While this is fine for economists, for traders it’s a little unsatisfactory. So is there a better way to forecast markets?

Just as I was writing that piece, along came an item of news that shook the market up – the warning from credit rating agency Standard & Poor’s that it might downgrade the sovereign debt of the US from its pristine AAA top rating.

If you knew nothing about technical analysis, what would be your guess as to the impact that news ‘should’ have had on the markets?

I’m confident most people would say that it would be bearish for the dollar, for US Treasuries, and possibly for stocks.

The link to Treasuries is pretty obvious, as investors would demand higher yields for the perceived higher risk.

Note that I said perceived, which is an entirely emotional response to the news. The risk may or may not be higher – only time – and the markets – will tell. And another point – how can we measure risk? Surely, all measures involve placing subjective (emotional) values to the various inputs?

So, what was the initial market reaction? The dollar and Treasures rallied strongly, while stocks fell hard. Here are three charts showing the market reaction:

The dollar

 Spread betting chart

US Treasuries

 Spread betting chart

The S&P 500

 Spread betting chart

How can we explain such seemingly perverse behaviour (for the dollar and T-Bonds, at least)?

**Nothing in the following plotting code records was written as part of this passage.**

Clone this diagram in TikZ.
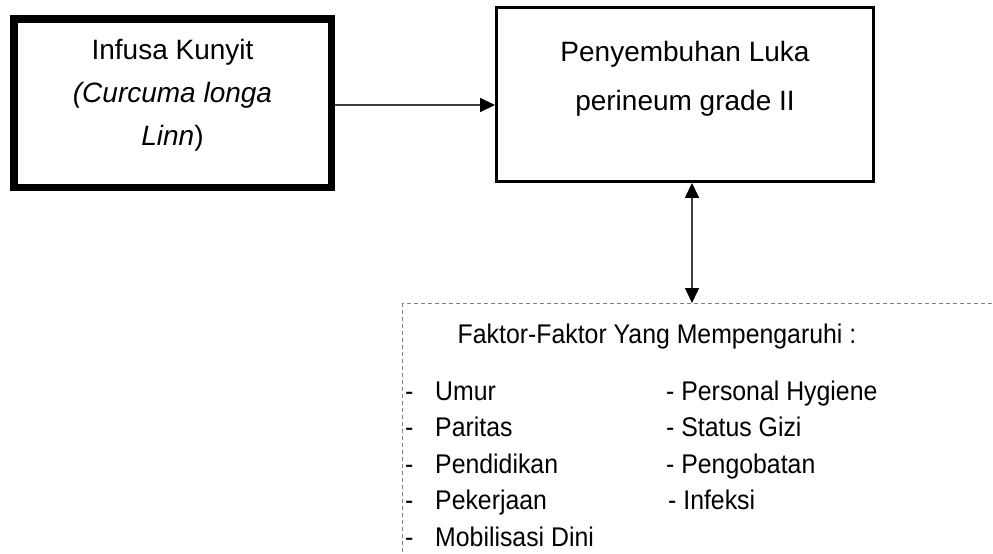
\documentclass[tikz,border=0pt]{standalone}
\usepackage{fontspec}
\setmainfont{Liberation Sans}
\newfontfamily\sempit[FakeStretch=0.92]{Liberation Sans}
\usetikzlibrary{arrows.meta, positioning, calc}
\tikzset{
  tebal/.style={rectangle, draw=black, line width=7.5pt, minimum width=317.5pt,
                minimum height=168.5pt, align=center, inner sep=0pt,
                font=\fontsize{28}{43}\selectfont},
  kotak/.style={rectangle, draw=black, line width=2.5pt, minimum width=377.4pt,
                minimum height=174.4pt, align=center, inner sep=0pt,
                font=\fontsize{28}{49}\selectfont},
  putus/.style={rectangle, draw=black!50, dash pattern=on 4pt off 3pt, line width=1pt,
                minimum width=620pt, minimum height=280pt, inner sep=0pt, anchor=north west},
  judul/.style={font=\sempit\fontsize{27}{33}\selectfont, inner sep=0pt, anchor=base},
  daftar/.style={font=\sempit\fontsize{27}{33}\selectfont, inner sep=0pt, anchor=base west},
  panah/.style={-{Triangle[length=15pt,width=14pt,color=black]}, line width=1.5pt, draw=black!75},
  panahdua/.style={{Triangle[length=15pt,width=14pt,color=black]}-{Triangle[length=15pt,width=14pt,color=black]},
                   line width=1.5pt, draw=black!75}
}

\begin{document}
\begin{tikzpicture}[x=1pt, y=-1pt]
\useasboundingbox (0,0) rectangle (993,554);
\clip (0,0) rectangle (993,554);
\node[tebal, text height=94pt, text depth=10pt] (infusa) at (172.5,103)
  {Infusa Kunyit\\{\itshape (Curcuma longa}\\{\itshape Linn})};
\node[kotak, text height=71pt, text depth=40pt] (luka) at (685,94.5)
  {Penyembuhan Luka\\perineum grade II};
\node[putus] (faktor) at (402,303) {};
\node[judul] (faktorjudul) at (657,343) {Faktor-Faktor Yang Mempengaruhi :};
% daftar faktor
\foreach \nama [count=\i] in {Umur, Paritas, Pendidikan, Pekerjaan, Mobilisasi Dini} {
  \pgfmathsetmacro{\yy}{400+36.5*(\i-1)}
  \node[daftar] (kiri\i) at (405,\yy) {\makebox[30pt][l]{-}\nama};
}
\foreach \xx/\nama [count=\i] in {666/Personal Hygiene, 666/Status Gizi, 666/Pengobatan, 668/Infeksi} {
  \pgfmathsetmacro{\yy}{400+36.5*(\i-1)}
  \node[daftar] (kanan\i) at (\xx,\yy) {- \nama};
}
\coordinate (mulai) at ([yshift=-2pt]infusa.east);
\draw[panah] (mulai) -- (mulai -| luka.west);
\coordinate (tengah) at ([xshift=7pt]luka.south);
\draw[panahdua] (tengah) -- (tengah |- faktor.north);
\end{tikzpicture}
\end{document}
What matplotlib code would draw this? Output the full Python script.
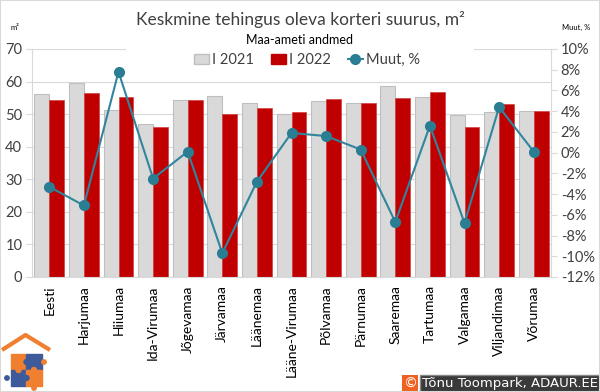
import matplotlib
matplotlib.use("Agg")
import matplotlib.pyplot as plt
import numpy as np
from matplotlib.patches import Patch, Rectangle
from matplotlib.lines import Line2D
from matplotlib.ticker import FuncFormatter

plt.rcParams['font.family'] = ['Lato', 'DejaVu Sans']

# Data
regions = ["Eesti", "Harjumaa", "Hiiumaa", "Ida-Virumaa", "Jõgevamaa", "Järvamaa",
           "Läänemaa", "Lääne-Virumaa", "Põlvamaa", "Pärnumaa", "Saaremaa",
           "Tartumaa", "Valgamaa", "Viljandimaa", "Võrumaa"]
size_2021 = [56.2, 59.6, 51.3, 47.1, 54.4, 55.6, 53.4, 50.0, 53.9, 53.5, 58.7, 55.4, 49.6, 50.7, 51.0]
size_2022 = [54.4, 56.6, 55.2, 46.0, 54.4, 50.1, 51.8, 50.8, 54.5, 53.5, 55.0, 56.7, 46.2, 53.0, 51.0]
change_pct = [-3.3, -5.1, 7.8, -2.5, 0.1, -9.7, -2.8, 1.9, 1.6, 0.3, -6.7, 2.6, -6.8, 4.4, 0.1]

GRAY = "#d9d9d9"
RED = "#c00000"
TEAL = "#31859c"
TXT = "#404040"

fig = plt.figure(figsize=(6.0, 3.92), dpi=100)
ax = fig.add_axes([32 / 600, 1 - 277 / 392, (551 - 32) / 600, (277 - 49) / 392])
x = np.arange(len(regions))
w = 0.43

# Bars
ax.bar(x, size_2021, width=-w, align="edge", color=GRAY, edgecolor="#bfbfbf", linewidth=0.8, zorder=2)
ax.bar(x, size_2022, width=w, align="edge", color=RED, edgecolor="#d04040", linewidth=0.5, zorder=2)
ax.set_xlim(-0.5, len(regions) - 0.5)
ax.set_ylim(0, 70)
ax.set_yticks(range(0, 71, 10))
ax.yaxis.grid(True, color=GRAY, linewidth=0.8)
ax.set_axisbelow(True)
ax.set_xticks(x)
ax.set_xticklabels(regions, rotation=90, fontsize=10, color="black")
ax.tick_params(axis="x", length=0, pad=6)
ax.tick_params(axis="y", length=4, color=GRAY, labelsize=10.5, labelcolor=TXT, pad=3)
for s in ["top", "right"]:
    ax.spines[s].set_visible(False)
ax.spines["left"].set_color(GRAY)
ax.spines["bottom"].set_color(GRAY)

# Change line on right axis
ax2 = ax.twinx()
ax2.plot(x, change_pct, color=TEAL, linewidth=1.5, marker="o", markersize=7,
         markerfacecolor="#2b7d94", markeredgecolor="#2b7d94", zorder=3)
ax2.set_ylim(-12, 10)
ax2.set_yticks(range(-12, 11, 2))
ax2.yaxis.set_major_formatter(FuncFormatter(lambda v, p: f"{v:.0f}%"))
ax2.tick_params(axis="y", length=4, color=GRAY, labelsize=10.5, labelcolor=TXT, pad=3)
for s in ["top", "left", "bottom"]:
    ax2.spines[s].set_visible(False)
ax2.spines["right"].set_color(GRAY)

# white backing behind subtitle and legend
fig.patches.append(Rectangle((126 / 600, 1 - 67 / 392), 348 / 600, 30 / 392,
                             transform=fig.transFigure, facecolor="white", edgecolor="none", zorder=5))

# Titles
fig.text(0.5, 1 - 19 / 392, "Keskmine tehingus oleva korteri suurus, m²", ha="center", va="center",
         fontsize=12.5, color=TXT, zorder=6)
fig.text(0.5, 1 - 40 / 392, "Maa-ameti andmed", ha="center", va="center", fontsize=9, color="black", zorder=6)
fig.text(15 / 600, 1 - 27 / 392, "m²", ha="center", va="center", fontsize=5.5, color="black")
fig.text(576 / 600, 1 - 27 / 392, "Muut, %", ha="center", va="center", fontsize=5.5, color="black")

# Legend
handles = [Patch(facecolor=GRAY, edgecolor="#bfbfbf"),
           Patch(facecolor=RED, edgecolor=RED),
           Line2D([], [], color=TEAL, marker="o", markersize=7, markerfacecolor="#2b7d94",
                  markeredgecolor="#2b7d94", linewidth=1.5)]
leg = fig.legend(handles, ["I 2021", "I 2022", "Muut, %"], loc="center", bbox_to_anchor=(307 / 600, 1 - 60 / 392),
                 ncol=3, frameon=False, fontsize=10.5, handlelength=1.0, handletextpad=0.2,
                 columnspacing=1.2, handleheight=0.65)
leg.set_zorder(7)
for t in leg.get_texts():
    t.set_color(TXT)

# logo
lax = fig.add_axes([0, 0, 55 / 600, 60 / 392])
lax.set_xlim(0, 55)
lax.set_ylim(0, 60)
lax.axis("off")
orange, blue = "#f08030", "#3f5a9a"
lax.plot([2, 25.5, 50], [42, 57, 42], color=orange, linewidth=3, solid_capstyle="butt")
lax.add_patch(Rectangle((11, 22), 15.5, 16, color=orange))
lax.add_patch(Rectangle((26.5, 22), 15.5, 16, color=blue))
lax.add_patch(Rectangle((11, 6), 15.5, 16, color=blue))
lax.add_patch(Rectangle((26.5, 6), 15.5, 16, color=orange))
lax.add_patch(plt.Circle((26.5, 30), 2.5, color=blue))
lax.add_patch(plt.Circle((18.5, 22), 2.5, color=orange))
lax.add_patch(plt.Circle((34, 22), 2.5, color=orange))
lax.add_patch(plt.Circle((26.5, 14), 2.5, color=blue))
lax.add_patch(plt.Circle((7, 14), 2.2, color=blue))
lax.add_patch(plt.Circle((44, 30), 2.2, color=orange))
lax.add_patch(plt.Circle((34, 4), 2.2, color=orange))

# copyright tag
fig.text(598 / 600, 8.5 / 392, "Tõnu Toompark, ADAUR.EE", ha="right", va="center", fontsize=9.5,
         color="white", family="DejaVu Sans", bbox=dict(facecolor="#3a3a3a", edgecolor="#888888",
                                                        boxstyle="square,pad=0.15"))
fig.text(410 / 600, 8.5 / 392, "©", ha="center", va="center", fontsize=10, color="white",
         family="DejaVu Sans", bbox=dict(facecolor="#f06020", edgecolor="none", boxstyle="square,pad=0.1"))

fig.patches.append(Rectangle((0, 0), 1, 1, transform=fig.transFigure, facecolor="none",
                             edgecolor="#d9d9d9", linewidth=1.5, zorder=10))

fig.savefig("out.png", dpi=100)
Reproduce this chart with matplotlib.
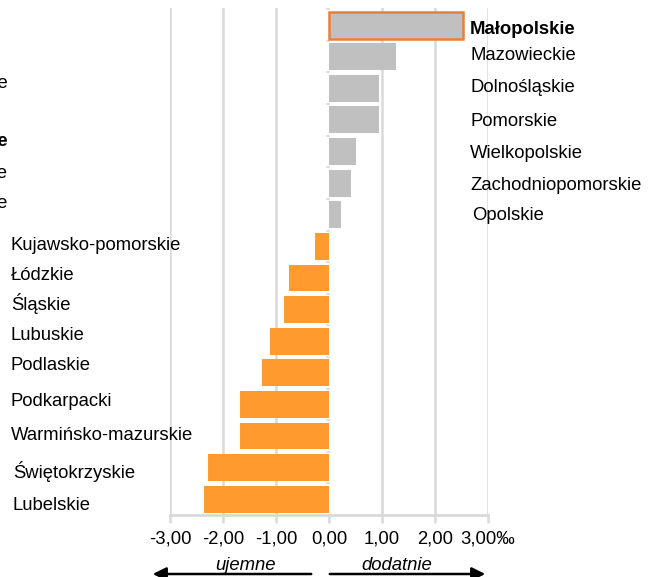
import matplotlib
matplotlib.use("Agg")
import numpy as np
import matplotlib.pyplot as plt

plt.rcParams['font.family'] = ['Liberation Sans', 'DejaVu Sans']

regions = ['Małopolskie', 'Mazowieckie', 'Dolnośląskie', 'Pomorskie', 'Wielkopolskie',
           'Zachodniopomorskie', 'Opolskie', 'Kujawsko-pomorskie', 'Łódzkie', 'Śląskie',
           'Lubuskie', 'Podlaskie', 'Podkarpacki', 'Warmińsko-mazurskie', 'Świętokrzyskie',
           'Lubelskie']
values = [2.53, 1.26, 0.94, 0.94, 0.51, 0.42, 0.23, -0.26, -0.75, -0.85,
          -1.11, -1.26, -1.68, -1.68, -2.28, -2.36]
xticks = [-3, -2, -1, 0, 1, 2, 3]
xticklabels = ['-3,00', '-2,00', '-1,00', '0,00', '1,00', '2,00', '3,00‰']
# fragments of labels cut at the left edge of the source image
cut_labels = [('Dolnośląskie', 'normal'), ('Małopolskie', 'bold'),
              ('Wielkopolskie', 'normal'), ('Zachodniopomorskie', 'normal')]

# label placement (pixels from top), labels are not exactly on bar centres
label_ypx = [27, 53, 86, 120, 152, 183, 213, 244, 274, 302, 333, 363, 399, 433, 470, 503]
label_xpx = [470, 470, 470, 470, 470, 470, 472, 11, 11, 11, 11, 11, 11, 11, 13, 13]

W, H = 653, 577
fs = 13.3
fig = plt.figure(figsize=(W / 100, H / 100), dpi=100)
ax = fig.add_axes([170 / W, 1 - 515 / H, 318 / W, 507 / H])

grey = '#c0c0c0'
orange = '#ff9a2e'
y = np.arange(len(regions))
colors = [grey if v > 0 else orange for v in values]
bars = ax.barh(y, values, height=0.85, color=colors, zorder=2)
bars[0].set_edgecolor('#e8803a')
bars[0].set_linewidth(1.8)

ax.set_xlim(-3, 3)
ax.set_ylim(15.5, -0.54)
ax.set_xticks(xticks)
ax.set_xticklabels(xticklabels, fontsize=fs)
ax.set_yticks([])
for gx in [-3, -2, -1, 1, 2, 3]:
    ax.axvline(gx, color='#d9d9d9', lw=1.8, zorder=1)
for s in ['top', 'right', 'left']:
    ax.spines[s].set_visible(False)
ax.spines['bottom'].set_color('#d9d9d9')
ax.spines['bottom'].set_linewidth(2)
ax.tick_params(axis='x', length=6, width=1.8, color='#d9d9d9', pad=5)

# small ticks on the zero axis between categories
for b in np.arange(-0.5, 15.5, 1):
    ax.plot([-0.04, 0], [b, b], color='#d9d9d9', lw=1.2, zorder=1)

for i, (name, v) in enumerate(zip(regions, values)):
    fig.text(label_xpx[i] / W, 1 - (label_ypx[i] + 2) / H, name, ha='left', va='center',
             fontsize=fs, fontweight='bold' if i == 0 else 'normal')

for (name, w), ypx in zip(cut_labels, [84, 142, 174, 204]):
    fig.text(8 / W, 1 - ypx / H, name, ha='right', va='center', fontsize=fs,
             fontweight=w)

# direction arrows below the axis
fig.text(245 / W, 1 - 565 / H, 'ujemne', ha='center', va='center', fontsize=fs,
         style='italic')
fig.text(397 / W, 1 - 565 / H, 'dodatnie', ha='center', va='center', fontsize=fs,
         style='italic')
ax.annotate('', xy=(150 / W, 1 - 574 / H), xytext=(314 / W, 1 - 574 / H),
            xycoords='figure fraction',
            arrowprops=dict(arrowstyle='-|>', color='black', lw=1.8,
                            mutation_scale=20))
ax.annotate('', xy=(488 / W, 1 - 574 / H), xytext=(327 / W, 1 - 574 / H),
            xycoords='figure fraction',
            arrowprops=dict(arrowstyle='-|>', color='black', lw=1.8,
                            mutation_scale=20))

fig.savefig('out.png', dpi=100)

The first thing to say is that when markets behave in such a ‘perverse’ way, they are trying to tell you something significant. And if you are looking for profitable trades, you’d better be listening!

Market sentiment is always extreme at major turns

One clue to understanding the reaction (and to pre-empt it) is to follow the internal market make-up.

For instance, I always keep an eye on the various market sentiment readings. When such sentiment becomes too one-sided, I will look for a counter-trend move.

The dollar has been universally unloved for many months. I cannot remember the last time when I read a bullish dollar article! All measures of sentiment I follow are off the scale.

What a terrific example of the herding impulse that I covered in my previous post. Everyone has been on one side of the boat – and it almost capsized!

This kind of information alone is very valuable. It has helped me to forecast many market moves correctly. But it is not the only factor I use. The main input to my forecasting is the chart patterns, which is why I spend so much time on them.

For me, the key to forecasting is to observe what the other participants are doing. And all is revealed in the charts.

It is the very opposite attitude to the normal one of trying to fit the ‘fundamentals’ into one’s own bias, bullish or bearish.

And I have found that the Elliott wave principles are a very useful guide to my forecasting.

In reality, I am able to trade with no knowledge whatever of the news. Of course, I need to know what the herd is thinking about the news, but that is a different matter.

Another point – the herd only really coalesces after the trend has been in place for some time.

For me, this is usually the most dangerous time to trade.

The very best low-risk opportunities come, perversely, at the very beginning of a new trend, when the herd cannot believe what they are seeing, and are scrambling to abandon their trades.

For the herd, confidence levels are at their highest at the major turns, and that is when I like to swoop.

But, as in most things, timing is critical for success, and that is why I spend so much time on this facet.